Highlights - Hamilton wins in Belgium
Fernando Alonso, Jenson Button and Sebastian Vettel all scoring no points in Belgium on Sunday rather torpedoed our exciting five-way fight for the championship.
There remain 150 points on the table but Lewis Hamilton and Mark Webber have some headroom at the top of the rankings and frankly they have looked the two most likely to emerge from this competitive season anyway. Webber is a four-time winner and Hamilton has now visited the top step three times.
Webber said to me on the grid that he "just wanted to survive the day" and he was delighted to finish second.
Unsurprisingly he is now calling for sole focus in the title chase from his Red Bull team, and presumably behind closed doors Hamilton will be suggesting the same at McLaren given that he is 35 points clear of Button.
Alonso looked the real deal in the Ferrari on Friday; everyone in the paddock was talking about his pace in the changeable conditions.

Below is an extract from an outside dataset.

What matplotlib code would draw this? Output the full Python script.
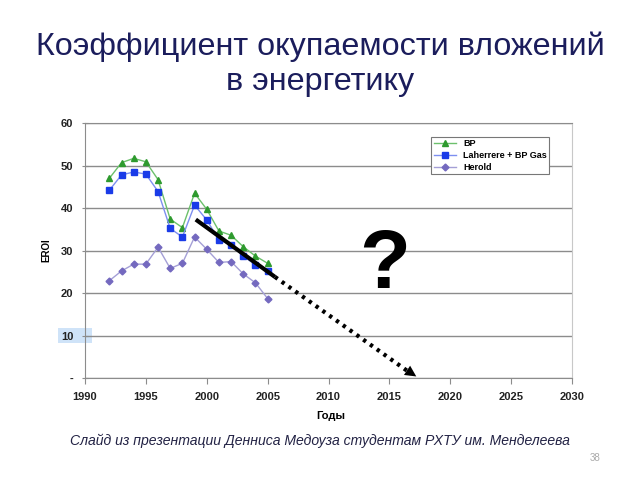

Somehow this evaporated a day later and he ended up a lacklustre 10th on the grid, with a wet set-up, and slick tyres.
If that didn't depress him then a sizeable whack from behind by Rubens Barrichello's Williams early in the race would darken his mood before a heavy meeting with the Malmedy barriers finally finished his day.
After the race I saw him heading up to the stewards' office where he would be representing the innocent party in the Barichello incident. Happy he was not.
His team-mate Felipe Massa drove solidly for fourth place and he may now feel that he doesn't have to support Alonso any more this year given the overall points situation. The team may see it differently.
Robert Kubica further confirmed his world class status with third place for Renault.
An improvement in his F1 parking skills would have netted second but sliding wide and long into his final pit stop for intermediate tyres handed second to Webber.
The Renault continues to improve and it seems the team hit a sweet spot straightaway with their
version of the F-duct.
Vettel crashes into Button in Spa
Kubica and Webber were helped by the collision between Vettel and Button, who was struggling with a handling imbalance after damaging his front wing at the start. It was due to be changed at the first pit stop but he didn't get that far.
Button was defending well against a clearly faster Vettel but the German's Red Bull was bouncing off the rev limiter in top gear when he had a tow up the hill to Les Combes behind the McLaren.
With some frustration he looked for a run up the inside into the final chicane. Button fairly closed the door so Vettel violently flicked to the other side at 200mph.
I think he was further into the braking zone than he realised, and there was a little moisture on the track (although Button did insist afterwards that the track was "bone dry"). Add in the swerve, braking, and downshifting, and he slewed into the side of the McLaren, immediately damaging its radiators.
Luckily for Vettel, he had only damaged the front wing and he was very near the pit-lane entry. The stewards were not so impressed and rightly gave him a drive-through penalty.
A rather surprising decision to put him on full wets at the final stop, plus a puncture after yet more contact with Vitantonio Liuzzi's Force India, finally finished his chances of taking points.
Webber drove well and had the maturity to aim at any position on the podium as a satisfactory result. He sees Spa and the next track at Monza as his Achilles' heel in terms of car performance.
McLaren are maximising their potential better than Red Bull and Ferrari but Hamilton's new-found calmness behind the wheel is making a big difference
I can't help but feel that all the more stringent FIA aero rigidity checks and finger pointing by Mercedes and McLaren have taken away some of the Red Bull performance. Kubica's Renault had the measure of them at Spa, too.
If Webber wants the title he is going to have to beat a mighty Hamilton, who has added maturity and calmness to his prodigious speed.
Hamilton continues to be the driver of the year for me and not just because he is back in the lead of the championship.
McLaren are maximising their potential better than Red Bull and Ferrari but Hamilton's new-found calmness behind the wheel is making a big difference. His radio calls and his actions in high-stress moments speak volumes.
Two years ago he would have whacked the Rivage barriers during his adventure through the gravel trap on slicks as the rain started again on lap 35. Remember the pit lane incident in China 2008?
This time he just calmly coaxed it through to take a great victory, his first official win at Spa in F1.
Next up is the FIA World Council hearing on the Ferrari/Hockenheim team orders debacle.
This could have a major impact on how all of the teams manage their campaigns through to the crowning of the 2010 world champion.